Weakly Approximating Knapsack in Subquadratic Time

We consider the classic Knapsack problem. Let $t$ and $\mathrm{OPT}$ be the capacity and the optimal value, respectively. If one seeks a solution with total profit at least $\mathrm{OPT}/(1 + \varepsilon)$ and total weight at most $t$, then Knapsack can be solved in $\tilde{O}(n + (\frac{1}{\varepsilon})^2)$ time [Chen, Lian, Mao, and Zhang '24][Mao '24]. This running time is the best possible (up to a logarithmic factor), assuming that $(\min,+)$-convolution cannot be solved in truly subquadratic time [K\"unnemann, Paturi, and Schneider '17][Cygan, Mucha, W\k{e}grzycki, and W{\l}odarczyk '19]. The same upper and lower bounds hold if one seeks a solution with total profit at least $\mathrm{OPT}$ and total weight at most $(1 + \varepsilon)t$. Therefore, it is natural to ask the following question.
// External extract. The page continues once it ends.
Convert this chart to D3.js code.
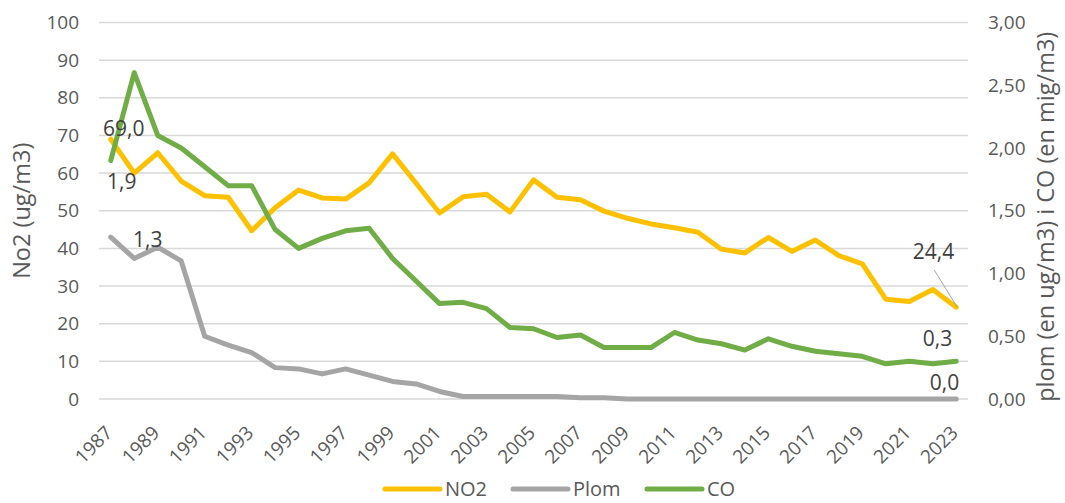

If one seeks a solution with total profit at least $\mathrm{OPT}/(1+\varepsilon)$ and total weight at most $(1 + \varepsilon)t$, can Knsapck be solved in $\tilde{O}(n + (\frac{1}{\varepsilon})^{2-\delta})$ time for some constant $\delta > 0$? We answer this open question affirmatively by proposing an $\tilde{O}(n + (\frac{1}{\varepsilon})^{7/4})$-time algorithm.